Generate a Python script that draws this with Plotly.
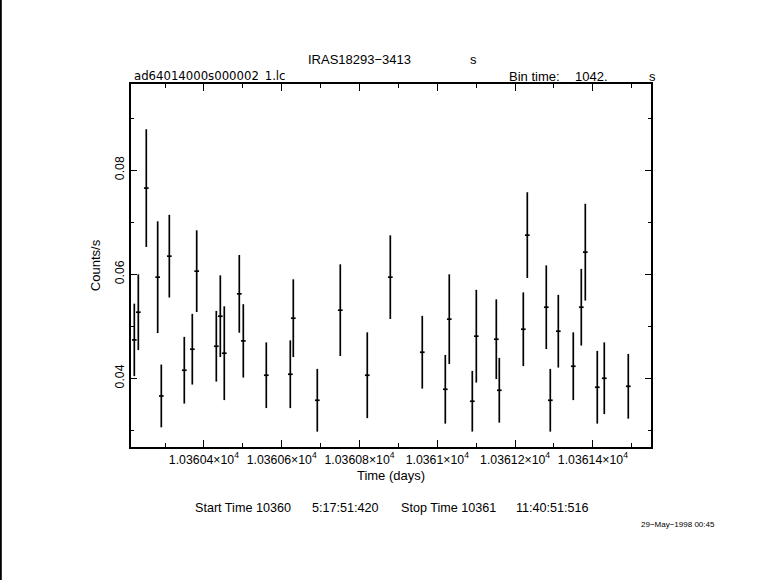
import plotly.graph_objects as go

# Light curve data (time in days, counts/s, 1-sigma errors)
time_days = [10360.2211, 10360.2314, 10360.2519, 10360.2812, 10360.2905, 10360.3111,
             10360.3496, 10360.3702, 10360.3815, 10360.4319, 10360.4422, 10360.4524,
             10360.4910, 10360.5013, 10360.5604, 10360.6221, 10360.6298, 10360.6915,
             10360.7506, 10360.8200, 10360.8792, 10360.9614, 10361.0206, 10361.0308,
             10361.0900, 10361.1003, 10361.1517, 10361.1594, 10361.2211, 10361.2314,
             10361.2802, 10361.2905, 10361.3111, 10361.3496, 10361.3702, 10361.3805,
             10361.4113, 10361.4293, 10361.4910]
rate = [0.04737, 0.05269, 0.07654, 0.05942, 0.03660, 0.06346,
        0.04154, 0.04558, 0.06058, 0.04615, 0.05192, 0.04481,
        0.05622, 0.04718, 0.04058, 0.04077, 0.05154, 0.03577,
        0.05308, 0.04058, 0.05942, 0.04500, 0.03788, 0.05135,
        0.03558, 0.04808, 0.04750, 0.03769, 0.04942, 0.06750,
        0.05365, 0.03577, 0.04904, 0.04231, 0.05365, 0.06423,
        0.03827, 0.04000, 0.03846]
rate_err = [0.00696, 0.00728, 0.01131, 0.01074, 0.00603, 0.00795,
            0.00641, 0.00679, 0.00785, 0.00679, 0.00785, 0.00901,
            0.00747, 0.00705, 0.00631, 0.00651, 0.00747, 0.00603,
            0.00881, 0.00824, 0.00804, 0.00699, 0.00660, 0.00862,
            0.00583, 0.00891, 0.00766, 0.00622, 0.00708, 0.00824,
            0.00804, 0.00603, 0.00699, 0.00651, 0.00737, 0.00930,
            0.00699, 0.00689, 0.00622]
bin_half_width = 1042.0 / 86400.0 / 2.0

x_tickvals = [10360.4, 10360.6, 10360.8, 10361.0, 10361.2, 10361.4]
x_ticktext = ["1.03604×10<sup>4</sup>", "1.03606×10<sup>4</sup>", "1.03608×10<sup>4</sup>",
              "1.0361×10<sup>4</sup>", "1.03612×10<sup>4</sup>", "1.03614×10<sup>4</sup>"]

FONT = "Liberation Sans"
W, H = 781, 580
L, R, T, B = 131, 130, 84, 133
pw = W - L - R

fig = go.Figure()
fig.add_trace(go.Scatter(
    x=time_days, y=rate, mode="markers",
    marker=dict(color="black", size=1),
    error_y=dict(type="data", array=rate_err, color="black", thickness=1.7, width=0),
    error_x=dict(type="constant", value=bin_half_width, color="black", thickness=1.7, width=0),
    showlegend=False, hoverinfo="skip",
))

fig.update_layout(
    width=W, height=H,
    margin=dict(l=L, r=R, t=T, b=B, pad=0),
    paper_bgcolor="white", plot_bgcolor="white",
    font=dict(family=FONT, size=12, color="black"),
    xaxis=dict(
        range=[10360.2126, 10361.5494],
        tickvals=x_tickvals, ticktext=x_ticktext,
        ticks="inside", ticklen=7, tickwidth=1, tickcolor="black",
        mirror="allticks", showline=True, linecolor="black", linewidth=1.5,
        showgrid=False, zeroline=False,
        minor=dict(dtick=0.1, tick0=10360.0, ticks="inside", ticklen=4, tickcolor="black", showgrid=False),
        tickfont=dict(family=FONT, size=12.3),
        title=dict(text="Time (days)", font=dict(family=FONT, size=13), standoff=5),
    ),
    yaxis=dict(
        range=[0.02679, 0.09654],
        tick0=0.0, dtick=0.02, tickformat=".2f",
        ticks="inside", ticklen=6, tickwidth=1, tickcolor="black",
        mirror="allticks", showline=True, linecolor="black", linewidth=1.5,
        showgrid=False, zeroline=False,
        minor=dict(dtick=0.01, tick0=0.0, ticks="inside", ticklen=3, tickcolor="black", showgrid=False),
        tickangle=-90,
        tickfont=dict(family=FONT, size=12.3),
        title=dict(text="Counts/s", font=dict(family=FONT, size=13), standoff=10),
    ),
)

def px_x(px):
    return (px - L) / pw

def px_y(py):
    return 1 - (py - T) / (H - T - B)

annots = [
    ("IRAS18293−3413", 359, 59, "center", 13, FONT),
    ("s", 473, 59, "center", 13, FONT),
    ("ad64014000s000002_1.lc", 132, 75, "left", 13, "DejaVu Sans Condensed, DejaVu Sans"),
    ("Bin time:", 507, 76, "left", 13, FONT),
    ("1042.", 573, 76, "left", 13, FONT),
    ("s", 652, 76, "center", 13, FONT),
    ("Start Time 10360", 193, 508, "left", 12.6, FONT),
    ("5:17:51:420", 345, 508, "center", 12.6, FONT),
    ("Stop Time 10361", 448, 508, "center", 12.6, FONT),
    ("11:40:51:516", 591, 508, "right", 12.6, FONT),
    ("29−May−1998 00:45", 678, 524, "center", 8, FONT),
]
for text, x, y, anchor, size, fam in annots:
    fig.add_annotation(text=text, xref="paper", yref="paper", x=px_x(x), y=px_y(y),
                       xanchor=anchor, yanchor="middle", showarrow=False,
                       font=dict(family=fam, size=size, color="black"))

# left-edge vertical black line of the page
fig.add_shape(type="line", xref="paper", yref="paper",
              x0=px_x(0.8), x1=px_x(0.8), y0=px_y(0), y1=px_y(H),
              line=dict(color="black", width=2))

fig.write_html("out.html",
               config={"displayModeBar": False},
               post_script="document.body.style.margin='0';document.body.style.padding='0';")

◆ ◆ ◆ ◆ ◆

* [Stated problem]:
Leave out the pictures and repeat the lines from the start of the material through the line with "import plotly.graph_objects as go", inclusive.

* [Finished exercise]:
Generate a Python script that draws this with Plotly.
import plotly.graph_objects as go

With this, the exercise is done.